-- Begin --
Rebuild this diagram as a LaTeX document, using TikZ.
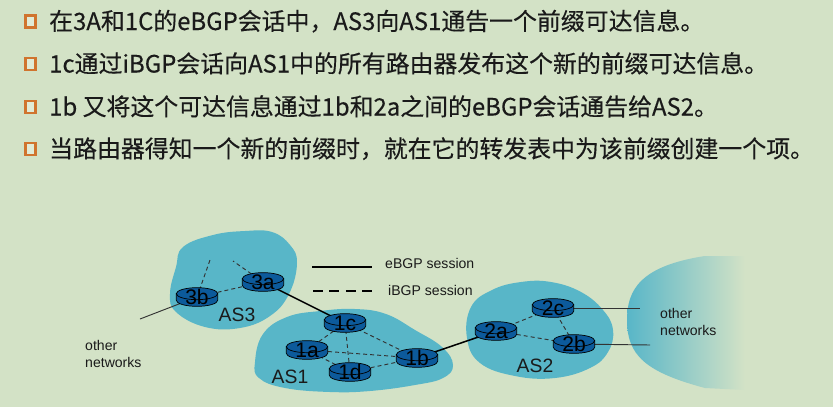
\documentclass[tikz,border=0pt]{standalone}
\usepackage{fontspec}
\setmainfont{Liberation Sans}
\newfontfamily\cjk[FakeBold=0.3]{Noto Sans CJK SC}
\definecolor{bg}{HTML}{D3E2C6}
\definecolor{cloud}{HTML}{58B6C8}
\definecolor{routerblue}{HTML}{0C5A9B}
\definecolor{bulletorange}{HTML}{D0742E}
\definecolor{ink}{HTML}{1A1A1A}
\pgfdeclarelayer{back}
\pgfdeclarelayer{mid}
\pgfdeclarelayer{rlayer}
\pgfsetlayers{back,mid,rlayer,main}
\tikzset{
  bulletbox/.style={draw=bulletorange,line width=1.8pt,minimum width=0.3cm,minimum height=0.36cm,inner sep=0pt,fill=bg!70!white},
  txt/.style={anchor=base west,inner sep=0pt,text=ink,font=\cjk\fontsize{20.4}{24}\selectfont},
  router/.style={minimum width=1.2cm,minimum height=0.54cm,inner sep=0pt,text=black,
    font=\fontsize{18}{18}\selectfont},
  rbody/.style={fill=routerblue,draw=black,line width=0.6pt},
  aslabel/.style={inner sep=0pt,text=ink,font=\fontsize{16.5}{18}\selectfont},
  small/.style={inner sep=0pt,text=ink,font=\fontsize{12}{14.5}\selectfont,align=left},
  ebgp/.style={draw=black,line width=1.3pt},
  ibgp/.style={draw=black!80,line width=0.8pt,dash pattern=on 3.4pt off 2.6pt},
  extline/.style={draw=black!80,line width=0.8pt},
  legsolid/.style={draw=black,line width=1.7pt},
  legdash/.style={draw=black,line width=1.7pt,dash pattern=on 8.5pt off 5.5pt},
}
\begin{document}
\begin{tikzpicture}[x=0.03cm,y=-0.03cm]
\useasboundingbox (0,0) rectangle (833,407);
\begin{pgfonlayer}{back}
\fill[bg] (0,0) rectangle (833,407);
% clouds
\fill[cloud] plot[smooth cycle,tension=0.7] coordinates {(183,247) (213,235) (245,231) (272,232) (290,245) (297,263) (289,294) (270,316) (240,328) (205,327) (176,312) (170,294) (176,267)};
\fill[cloud] plot[smooth cycle,tension=0.7] coordinates {(255,362) (263,334) (287,317) (320,311) (355,309) (386,314) (415,330) (442,347) (453,365) (443,378) (415,385) (370,391) (330,392) (285,388) (259,378)};
\fill[cloud] plot[smooth cycle,tension=0.7] coordinates {(467,338) (471,307) (492,290) (521,282) (551,282) (581,292) (603,310) (613,330) (608,352) (590,368) (555,378) (515,376) (480,363)};
\shade[left color=cloud,right color=bg] (627,320) .. controls (627,290) and (640,266) .. (705,256) -- (745,256) -- (745,390) -- (705,388) .. controls (645,372) and (627,355) .. (627,320) -- cycle;
\end{pgfonlayer}

% bullets and text
\node[bulletbox] (b1) at (30.5,21.5) {};
\node[bulletbox] (b2) at (30.5,64) {};
\node[bulletbox] (b3) at (30.5,107) {};
\node[bulletbox] (b4) at (30.5,149) {};
\node[txt] (t1) at (49,30) {在3A和1C的eBGP会话中，AS3向AS1通告一个前缀可达信息。};
\node[txt] (t2) at (49,72.5) {1c通过iBGP会话向AS1中的所有路由器发布这个新的前缀可达信息。};
\node[txt] (t3) at (49,115.5) {1b 又将这个可达信息通过1b和2a之间的eBGP会话通告给AS2。};
\node[txt] (t4) at (49,157.5) {当路由器得知一个新的前缀时，就在它的转发表中为该前缀创建一个项。};

% routers (labels; bodies drawn on a layer below)
\node[router] (r3a) at (263,282) {3a};
\node[router] (r3b) at (197,297) {3b};
\node[router] (r1c) at (345,323) {1c};
\node[router] (r1a) at (307,350) {1a};
\node[router] (r1d) at (350,372) {1d};
\node[router] (r1b) at (417,358) {1b};
\node[router] (r2a) at (496,331) {2a};
\node[router] (r2c) at (553,308) {2c};
\node[router] (r2b) at (574,344) {2b};

\begin{pgfonlayer}{rlayer}
\foreach \r in {r3a,r3b,r1c,r1a,r1d,r1b,r2a,r2c,r2b}{
  \begin{scope}[shift={(\r.center)}]
    \path[rbody] (-0.62cm,0.1cm) -- (-0.62cm,-0.1cm)
      arc[start angle=180,end angle=360,x radius=0.62cm,y radius=0.18cm] -- (0.62cm,0.1cm) -- cycle;
    \path[rbody] (0cm,0.1cm) ellipse[x radius=0.62cm,y radius=0.18cm];
  \end{scope}}
\end{pgfonlayer}

% free ends
\coordinate (s3b) at (210,260);
\coordinate (s3a) at (233,261);
\coordinate (o3) at (140,319);
\coordinate (o2c) at (640,308);
\coordinate (o2b) at (650,345);
\coordinate (le1) at (312,267);
\coordinate (le2) at (372,267);
\coordinate (li1) at (313,291);
\coordinate (li2) at (373,291);

\begin{pgfonlayer}{mid}
\draw[ebgp] (r3a.center) -- (r1c.center);
\draw[ebgp] (r1b.center) -- (r2a.center);
\draw[ibgp] (r3b.center) -- (r3a.center);
\draw[ibgp] (r3b.center) -- (s3b);
\draw[ibgp] (r3a.center) -- (s3a);
\draw[ibgp] (r1c.center) -- (r1a.center);
\draw[ibgp] (r1c.center) -- (r1d.center);
\draw[ibgp] (r1c.center) -- (r1b.center);
\draw[ibgp] (r1a.center) -- (r1b.center);
\draw[ibgp] (r1a.center) -- (r1d.center);
\draw[ibgp] (r1d.center) -- (r1b.center);
\draw[ibgp] (r2a.center) -- (r2c.center);
\draw[ibgp] (r2a.center) -- (r2b.center);
\draw[ibgp] (r2c.center) -- (r2b.center);
\draw[extline] (r3b.center) -- (o3);
\draw[extline] (r2c.center) -- (o2c);
\draw[extline] (r2b.center) -- (o2b);
\end{pgfonlayer}

% legend
\draw[legsolid] (le1) -- (le2);
\draw[legdash] (li1) -- (li2);
\node[small,anchor=west] (leg1) at (385,263) {eBGP session};
\node[small,anchor=west] (leg2) at (388,290) {iBGP session};

% AS labels
\node[aslabel] (as3) at (237,315) {AS3};
\node[aslabel] (as1) at (290,377) {AS1};
\node[aslabel] (as2) at (535,366) {AS2};

% other networks
\node[small,anchor=west] (onl) at (85,354) {other\\networks};
\node[small,anchor=west] (onr) at (660,322) {other\\networks};
\end{tikzpicture}
\end{document}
-- End --
▶ [REQUIREMENTS]
Repeat the data exactly, excluding the pictures.

▶ [EXERCISE RESULT]
Rebuild this diagram as a LaTeX document, using TikZ.
\documentclass[tikz,border=0pt]{standalone}
\usepackage{fontspec}
\setmainfont{Liberation Sans}
\newfontfamily\cjk[FakeBold=0.3]{Noto Sans CJK SC}
\definecolor{bg}{HTML}{D3E2C6}
\definecolor{cloud}{HTML}{58B6C8}
\definecolor{routerblue}{HTML}{0C5A9B}
\definecolor{bulletorange}{HTML}{D0742E}
\definecolor{ink}{HTML}{1A1A1A}
\pgfdeclarelayer{back}
\pgfdeclarelayer{mid}
\pgfdeclarelayer{rlayer}
\pgfsetlayers{back,mid,rlayer,main}
\tikzset{
  bulletbox/.style={draw=bulletorange,line width=1.8pt,minimum width=0.3cm,minimum height=0.36cm,inner sep=0pt,fill=bg!70!white},
  txt/.style={anchor=base west,inner sep=0pt,text=ink,font=\cjk\fontsize{20.4}{24}\selectfont},
  router/.style={minimum width=1.2cm,minimum height=0.54cm,inner sep=0pt,text=black,
    font=\fontsize{18}{18}\selectfont},
  rbody/.style={fill=routerblue,draw=black,line width=0.6pt},
  aslabel/.style={inner sep=0pt,text=ink,font=\fontsize{16.5}{18}\selectfont},
  small/.style={inner sep=0pt,text=ink,font=\fontsize{12}{14.5}\selectfont,align=left},
  ebgp/.style={draw=black,line width=1.3pt},
  ibgp/.style={draw=black!80,line width=0.8pt,dash pattern=on 3.4pt off 2.6pt},
  extline/.style={draw=black!80,line width=0.8pt},
  legsolid/.style={draw=black,line width=1.7pt},
  legdash/.style={draw=black,line width=1.7pt,dash pattern=on 8.5pt off 5.5pt},
}
\begin{document}
\begin{tikzpicture}[x=0.03cm,y=-0.03cm]
\useasboundingbox (0,0) rectangle (833,407);
\begin{pgfonlayer}{back}
\fill[bg] (0,0) rectangle (833,407);
% clouds
\fill[cloud] plot[smooth cycle,tension=0.7] coordinates {(183,247) (213,235) (245,231) (272,232) (290,245) (297,263) (289,294) (270,316) (240,328) (205,327) (176,312) (170,294) (176,267)};
\fill[cloud] plot[smooth cycle,tension=0.7] coordinates {(255,362) (263,334) (287,317) (320,311) (355,309) (386,314) (415,330) (442,347) (453,365) (443,378) (415,385) (370,391) (330,392) (285,388) (259,378)};
\fill[cloud] plot[smooth cycle,tension=0.7] coordinates {(467,338) (471,307) (492,290) (521,282) (551,282) (581,292) (603,310) (613,330) (608,352) (590,368) (555,378) (515,376) (480,363)};
\shade[left color=cloud,right color=bg] (627,320) .. controls (627,290) and (640,266) .. (705,256) -- (745,256) -- (745,390) -- (705,388) .. controls (645,372) and (627,355) .. (627,320) -- cycle;
\end{pgfonlayer}

% bullets and text
\node[bulletbox] (b1) at (30.5,21.5) {};
\node[bulletbox] (b2) at (30.5,64) {};
\node[bulletbox] (b3) at (30.5,107) {};
\node[bulletbox] (b4) at (30.5,149) {};
\node[txt] (t1) at (49,30) {在3A和1C的eBGP会话中，AS3向AS1通告一个前缀可达信息。};
\node[txt] (t2) at (49,72.5) {1c通过iBGP会话向AS1中的所有路由器发布这个新的前缀可达信息。};
\node[txt] (t3) at (49,115.5) {1b 又将这个可达信息通过1b和2a之间的eBGP会话通告给AS2。};
\node[txt] (t4) at (49,157.5) {当路由器得知一个新的前缀时，就在它的转发表中为该前缀创建一个项。};

% routers (labels; bodies drawn on a layer below)
\node[router] (r3a) at (263,282) {3a};
\node[router] (r3b) at (197,297) {3b};
\node[router] (r1c) at (345,323) {1c};
\node[router] (r1a) at (307,350) {1a};
\node[router] (r1d) at (350,372) {1d};
\node[router] (r1b) at (417,358) {1b};
\node[router] (r2a) at (496,331) {2a};
\node[router] (r2c) at (553,308) {2c};
\node[router] (r2b) at (574,344) {2b};

\begin{pgfonlayer}{rlayer}
\foreach \r in {r3a,r3b,r1c,r1a,r1d,r1b,r2a,r2c,r2b}{
  \begin{scope}[shift={(\r.center)}]
    \path[rbody] (-0.62cm,0.1cm) -- (-0.62cm,-0.1cm)
      arc[start angle=180,end angle=360,x radius=0.62cm,y radius=0.18cm] -- (0.62cm,0.1cm) -- cycle;
    \path[rbody] (0cm,0.1cm) ellipse[x radius=0.62cm,y radius=0.18cm];
  \end{scope}}
\end{pgfonlayer}

% free ends
\coordinate (s3b) at (210,260);
\coordinate (s3a) at (233,261);
\coordinate (o3) at (140,319);
\coordinate (o2c) at (640,308);
\coordinate (o2b) at (650,345);
\coordinate (le1) at (312,267);
\coordinate (le2) at (372,267);
\coordinate (li1) at (313,291);
\coordinate (li2) at (373,291);

\begin{pgfonlayer}{mid}
\draw[ebgp] (r3a.center) -- (r1c.center);
\draw[ebgp] (r1b.center) -- (r2a.center);
\draw[ibgp] (r3b.center) -- (r3a.center);
\draw[ibgp] (r3b.center) -- (s3b);
\draw[ibgp] (r3a.center) -- (s3a);
\draw[ibgp] (r1c.center) -- (r1a.center);
\draw[ibgp] (r1c.center) -- (r1d.center);
\draw[ibgp] (r1c.center) -- (r1b.center);
\draw[ibgp] (r1a.center) -- (r1b.center);
\draw[ibgp] (r1a.center) -- (r1d.center);
\draw[ibgp] (r1d.center) -- (r1b.center);
\draw[ibgp] (r2a.center) -- (r2c.center);
\draw[ibgp] (r2a.center) -- (r2b.center);
\draw[ibgp] (r2c.center) -- (r2b.center);
\draw[extline] (r3b.center) -- (o3);
\draw[extline] (r2c.center) -- (o2c);
\draw[extline] (r2b.center) -- (o2b);
\end{pgfonlayer}

% legend
\draw[legsolid] (le1) -- (le2);
\draw[legdash] (li1) -- (li2);
\node[small,anchor=west] (leg1) at (385,263) {eBGP session};
\node[small,anchor=west] (leg2) at (388,290) {iBGP session};

% AS labels
\node[aslabel] (as3) at (237,315) {AS3};
\node[aslabel] (as1) at (290,377) {AS1};
\node[aslabel] (as2) at (535,366) {AS2};

% other networks
\node[small,anchor=west] (onl) at (85,354) {other\\networks};
\node[small,anchor=west] (onr) at (660,322) {other\\networks};
\end{tikzpicture}
\end{document}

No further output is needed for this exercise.